*OBJECTIVE*:
Every line from the one holding "Rebuild this chart" through the one holding "xr = Range1d(0.4, 9.345)" should be returned exactly, both included; the pictures should not.

*SOURCE MATERIAL*:
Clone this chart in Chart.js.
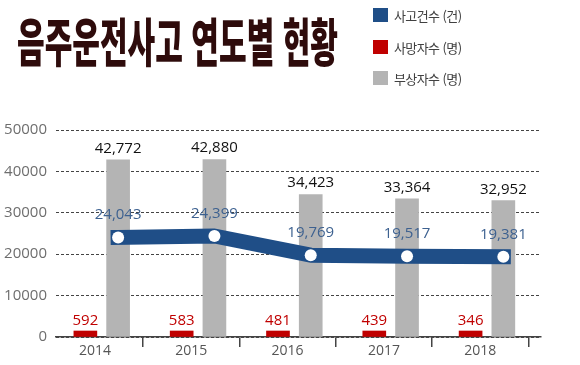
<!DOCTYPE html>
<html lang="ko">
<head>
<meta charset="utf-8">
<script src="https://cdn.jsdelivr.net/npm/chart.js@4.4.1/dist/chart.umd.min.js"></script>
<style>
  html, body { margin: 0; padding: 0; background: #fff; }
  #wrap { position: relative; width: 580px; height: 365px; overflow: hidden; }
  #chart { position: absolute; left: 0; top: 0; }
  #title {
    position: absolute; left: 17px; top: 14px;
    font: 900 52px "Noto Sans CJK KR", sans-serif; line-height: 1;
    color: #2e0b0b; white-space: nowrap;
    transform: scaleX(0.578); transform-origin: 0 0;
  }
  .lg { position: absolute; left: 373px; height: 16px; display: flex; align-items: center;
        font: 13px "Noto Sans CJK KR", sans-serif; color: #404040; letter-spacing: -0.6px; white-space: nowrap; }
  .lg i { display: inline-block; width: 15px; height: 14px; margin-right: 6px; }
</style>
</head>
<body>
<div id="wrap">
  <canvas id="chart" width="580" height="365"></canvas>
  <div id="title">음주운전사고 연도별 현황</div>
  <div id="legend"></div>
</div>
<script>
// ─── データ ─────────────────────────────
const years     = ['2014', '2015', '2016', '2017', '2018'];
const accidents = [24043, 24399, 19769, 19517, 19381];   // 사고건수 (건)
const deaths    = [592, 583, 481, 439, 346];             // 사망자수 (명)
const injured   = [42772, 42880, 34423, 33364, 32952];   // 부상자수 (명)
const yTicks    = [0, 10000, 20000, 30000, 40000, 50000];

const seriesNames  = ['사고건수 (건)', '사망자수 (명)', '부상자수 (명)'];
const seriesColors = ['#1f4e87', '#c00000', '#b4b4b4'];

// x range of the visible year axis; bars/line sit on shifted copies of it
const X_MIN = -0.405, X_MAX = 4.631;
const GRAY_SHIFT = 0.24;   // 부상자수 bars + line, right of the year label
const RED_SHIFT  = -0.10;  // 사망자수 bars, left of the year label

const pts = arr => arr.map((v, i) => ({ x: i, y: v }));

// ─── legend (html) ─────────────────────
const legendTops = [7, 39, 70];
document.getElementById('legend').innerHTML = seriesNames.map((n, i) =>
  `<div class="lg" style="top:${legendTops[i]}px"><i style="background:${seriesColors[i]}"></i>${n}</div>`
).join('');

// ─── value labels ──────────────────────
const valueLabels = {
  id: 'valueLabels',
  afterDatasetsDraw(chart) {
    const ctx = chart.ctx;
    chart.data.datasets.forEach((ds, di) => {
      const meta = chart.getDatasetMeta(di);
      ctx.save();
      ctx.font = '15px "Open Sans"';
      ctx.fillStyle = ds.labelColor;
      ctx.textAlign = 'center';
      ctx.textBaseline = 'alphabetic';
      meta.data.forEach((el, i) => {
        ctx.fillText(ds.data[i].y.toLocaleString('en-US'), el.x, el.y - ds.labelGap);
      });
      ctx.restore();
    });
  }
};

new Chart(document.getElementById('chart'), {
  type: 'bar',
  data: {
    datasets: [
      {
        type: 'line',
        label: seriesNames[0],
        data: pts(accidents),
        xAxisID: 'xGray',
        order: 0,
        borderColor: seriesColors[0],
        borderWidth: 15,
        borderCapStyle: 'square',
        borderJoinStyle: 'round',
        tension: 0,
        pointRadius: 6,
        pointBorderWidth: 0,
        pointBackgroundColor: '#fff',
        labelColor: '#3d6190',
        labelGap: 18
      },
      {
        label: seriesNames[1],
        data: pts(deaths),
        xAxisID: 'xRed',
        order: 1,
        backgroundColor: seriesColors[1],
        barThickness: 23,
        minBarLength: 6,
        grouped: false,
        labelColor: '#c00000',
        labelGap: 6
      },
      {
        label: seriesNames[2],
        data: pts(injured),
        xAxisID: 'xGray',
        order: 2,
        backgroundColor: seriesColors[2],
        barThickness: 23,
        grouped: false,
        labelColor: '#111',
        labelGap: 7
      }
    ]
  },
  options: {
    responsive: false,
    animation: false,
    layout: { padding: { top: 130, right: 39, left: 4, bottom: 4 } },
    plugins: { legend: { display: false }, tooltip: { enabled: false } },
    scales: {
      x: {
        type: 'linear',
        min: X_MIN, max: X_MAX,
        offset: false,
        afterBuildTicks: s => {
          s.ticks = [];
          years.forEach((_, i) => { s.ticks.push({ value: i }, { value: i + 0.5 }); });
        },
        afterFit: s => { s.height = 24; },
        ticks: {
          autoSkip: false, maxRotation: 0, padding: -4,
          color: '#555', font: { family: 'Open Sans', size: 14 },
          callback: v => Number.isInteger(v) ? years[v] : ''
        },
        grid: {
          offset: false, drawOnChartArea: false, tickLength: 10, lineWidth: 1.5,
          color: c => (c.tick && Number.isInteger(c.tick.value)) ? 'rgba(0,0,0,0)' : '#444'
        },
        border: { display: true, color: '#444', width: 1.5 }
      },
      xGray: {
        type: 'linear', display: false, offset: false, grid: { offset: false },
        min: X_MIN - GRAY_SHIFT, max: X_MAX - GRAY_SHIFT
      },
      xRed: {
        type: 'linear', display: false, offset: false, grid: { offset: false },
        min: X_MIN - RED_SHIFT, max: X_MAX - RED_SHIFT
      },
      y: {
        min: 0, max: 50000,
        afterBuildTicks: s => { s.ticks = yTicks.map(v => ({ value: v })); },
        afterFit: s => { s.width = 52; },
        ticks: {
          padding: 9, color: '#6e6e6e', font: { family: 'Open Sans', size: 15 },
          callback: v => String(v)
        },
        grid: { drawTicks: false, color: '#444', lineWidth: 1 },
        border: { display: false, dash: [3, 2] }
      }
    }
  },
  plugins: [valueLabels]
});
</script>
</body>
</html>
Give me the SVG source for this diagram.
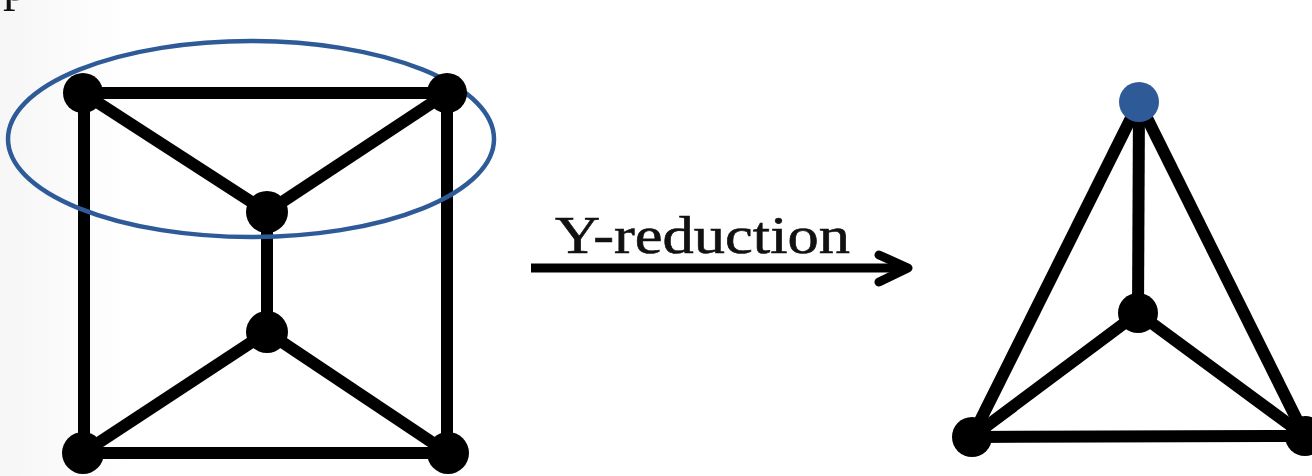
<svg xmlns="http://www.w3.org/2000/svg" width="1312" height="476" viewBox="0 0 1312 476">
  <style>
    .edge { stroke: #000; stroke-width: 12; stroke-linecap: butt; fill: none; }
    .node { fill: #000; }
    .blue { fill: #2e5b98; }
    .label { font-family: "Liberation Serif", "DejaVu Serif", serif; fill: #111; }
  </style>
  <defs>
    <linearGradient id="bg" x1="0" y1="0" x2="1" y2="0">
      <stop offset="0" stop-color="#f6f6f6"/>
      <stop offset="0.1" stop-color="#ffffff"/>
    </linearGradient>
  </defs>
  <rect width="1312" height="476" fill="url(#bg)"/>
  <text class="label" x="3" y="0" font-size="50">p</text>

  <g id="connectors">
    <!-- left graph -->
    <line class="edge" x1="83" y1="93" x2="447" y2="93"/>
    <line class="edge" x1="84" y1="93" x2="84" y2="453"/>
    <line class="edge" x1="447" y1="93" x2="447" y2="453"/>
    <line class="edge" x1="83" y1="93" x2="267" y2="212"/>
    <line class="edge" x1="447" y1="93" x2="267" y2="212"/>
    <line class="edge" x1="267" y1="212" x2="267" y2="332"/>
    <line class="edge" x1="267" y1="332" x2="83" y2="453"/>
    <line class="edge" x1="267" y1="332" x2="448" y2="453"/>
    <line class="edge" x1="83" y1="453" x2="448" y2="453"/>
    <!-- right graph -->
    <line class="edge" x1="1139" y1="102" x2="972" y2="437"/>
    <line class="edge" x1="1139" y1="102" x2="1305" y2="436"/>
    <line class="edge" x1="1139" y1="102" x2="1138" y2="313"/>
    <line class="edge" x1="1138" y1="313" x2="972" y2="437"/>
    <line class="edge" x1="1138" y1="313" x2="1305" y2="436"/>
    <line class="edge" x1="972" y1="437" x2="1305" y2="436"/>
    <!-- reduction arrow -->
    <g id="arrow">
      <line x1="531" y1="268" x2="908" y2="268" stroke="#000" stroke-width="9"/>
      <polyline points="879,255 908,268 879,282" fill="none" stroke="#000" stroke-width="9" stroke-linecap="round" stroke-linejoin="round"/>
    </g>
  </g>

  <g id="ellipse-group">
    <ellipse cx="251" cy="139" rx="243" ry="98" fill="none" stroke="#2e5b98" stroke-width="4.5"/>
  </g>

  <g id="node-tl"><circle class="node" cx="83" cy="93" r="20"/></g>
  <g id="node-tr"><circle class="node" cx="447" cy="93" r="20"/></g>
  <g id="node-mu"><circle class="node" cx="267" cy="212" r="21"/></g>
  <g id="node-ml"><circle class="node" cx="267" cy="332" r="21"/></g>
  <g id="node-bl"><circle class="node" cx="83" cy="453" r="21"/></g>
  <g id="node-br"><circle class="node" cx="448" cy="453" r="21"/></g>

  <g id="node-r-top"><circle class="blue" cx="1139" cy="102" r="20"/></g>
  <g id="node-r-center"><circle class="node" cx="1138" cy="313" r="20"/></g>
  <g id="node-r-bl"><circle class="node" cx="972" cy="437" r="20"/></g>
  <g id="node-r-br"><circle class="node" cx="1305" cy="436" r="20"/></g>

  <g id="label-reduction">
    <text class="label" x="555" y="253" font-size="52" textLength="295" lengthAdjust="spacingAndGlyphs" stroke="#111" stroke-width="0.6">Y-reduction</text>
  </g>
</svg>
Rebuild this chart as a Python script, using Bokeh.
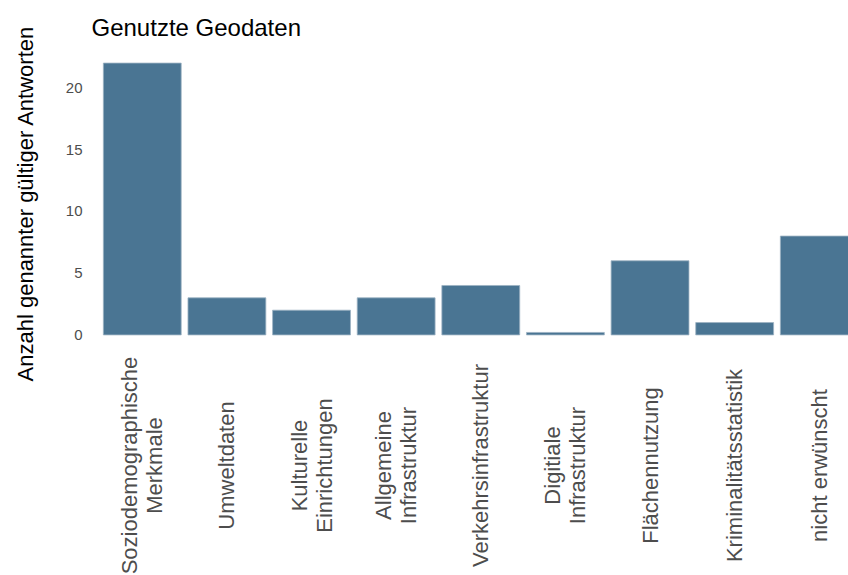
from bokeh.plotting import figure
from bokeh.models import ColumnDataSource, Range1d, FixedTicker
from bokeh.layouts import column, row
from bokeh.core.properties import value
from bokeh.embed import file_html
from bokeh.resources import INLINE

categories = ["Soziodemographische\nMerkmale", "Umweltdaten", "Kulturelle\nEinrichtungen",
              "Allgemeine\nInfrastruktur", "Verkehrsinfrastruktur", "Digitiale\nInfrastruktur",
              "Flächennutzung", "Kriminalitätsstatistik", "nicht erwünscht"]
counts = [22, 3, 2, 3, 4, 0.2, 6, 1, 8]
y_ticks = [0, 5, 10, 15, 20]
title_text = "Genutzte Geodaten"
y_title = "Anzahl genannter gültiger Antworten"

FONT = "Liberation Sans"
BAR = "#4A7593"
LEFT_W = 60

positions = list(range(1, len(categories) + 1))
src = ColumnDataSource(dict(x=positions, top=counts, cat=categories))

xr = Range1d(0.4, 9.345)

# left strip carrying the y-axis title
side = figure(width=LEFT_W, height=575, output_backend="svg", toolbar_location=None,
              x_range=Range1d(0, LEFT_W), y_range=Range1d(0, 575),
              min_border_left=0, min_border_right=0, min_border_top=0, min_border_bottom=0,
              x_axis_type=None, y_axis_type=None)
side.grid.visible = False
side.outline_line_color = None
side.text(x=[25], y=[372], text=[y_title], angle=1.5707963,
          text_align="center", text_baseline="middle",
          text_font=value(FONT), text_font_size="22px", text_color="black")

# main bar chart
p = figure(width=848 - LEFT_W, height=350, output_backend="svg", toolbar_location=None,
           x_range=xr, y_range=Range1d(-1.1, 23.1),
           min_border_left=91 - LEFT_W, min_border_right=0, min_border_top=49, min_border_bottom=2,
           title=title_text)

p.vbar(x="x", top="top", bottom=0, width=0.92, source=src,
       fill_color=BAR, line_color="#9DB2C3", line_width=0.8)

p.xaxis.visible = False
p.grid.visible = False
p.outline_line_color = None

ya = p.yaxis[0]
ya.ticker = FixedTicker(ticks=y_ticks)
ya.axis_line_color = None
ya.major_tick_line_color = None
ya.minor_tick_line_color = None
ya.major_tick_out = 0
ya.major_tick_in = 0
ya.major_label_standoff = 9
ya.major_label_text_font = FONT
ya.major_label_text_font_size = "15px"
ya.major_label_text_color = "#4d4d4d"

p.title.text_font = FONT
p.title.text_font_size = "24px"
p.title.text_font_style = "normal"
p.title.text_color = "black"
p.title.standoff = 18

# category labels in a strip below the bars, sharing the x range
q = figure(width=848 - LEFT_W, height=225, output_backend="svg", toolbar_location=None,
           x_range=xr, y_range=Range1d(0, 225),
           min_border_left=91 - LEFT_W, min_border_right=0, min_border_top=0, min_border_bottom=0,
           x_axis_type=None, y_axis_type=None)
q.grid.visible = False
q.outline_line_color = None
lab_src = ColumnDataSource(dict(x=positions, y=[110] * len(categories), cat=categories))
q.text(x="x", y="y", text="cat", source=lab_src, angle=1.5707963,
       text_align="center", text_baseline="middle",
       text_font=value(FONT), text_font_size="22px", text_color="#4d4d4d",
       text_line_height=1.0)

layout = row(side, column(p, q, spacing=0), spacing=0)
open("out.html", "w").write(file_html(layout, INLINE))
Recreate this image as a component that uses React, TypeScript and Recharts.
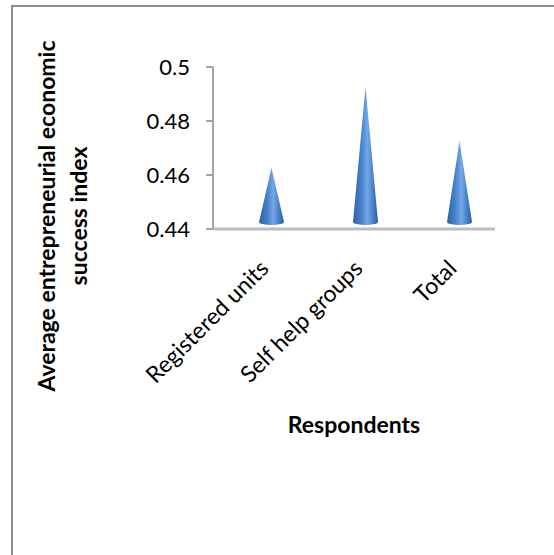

*TASK RESPONSE*:
Rebuild this chart as a Python script, using Bokeh.
from bokeh.plotting import figure
from bokeh.models import ColumnDataSource, Range1d, FixedTicker
from bokeh.layouts import column, row
from bokeh.core.properties import value
from bokeh.embed import file_html
from bokeh.resources import INLINE

categories = ["Soziodemographische\nMerkmale", "Umweltdaten", "Kulturelle\nEinrichtungen",
              "Allgemeine\nInfrastruktur", "Verkehrsinfrastruktur", "Digitiale\nInfrastruktur",
              "Flächennutzung", "Kriminalitätsstatistik", "nicht erwünscht"]
counts = [22, 3, 2, 3, 4, 0.2, 6, 1, 8]
y_ticks = [0, 5, 10, 15, 20]
title_text = "Genutzte Geodaten"
y_title = "Anzahl genannter gültiger Antworten"

FONT = "Liberation Sans"
BAR = "#4A7593"
LEFT_W = 60

positions = list(range(1, len(categories) + 1))
src = ColumnDataSource(dict(x=positions, top=counts, cat=categories))

xr = Range1d(0.4, 9.345)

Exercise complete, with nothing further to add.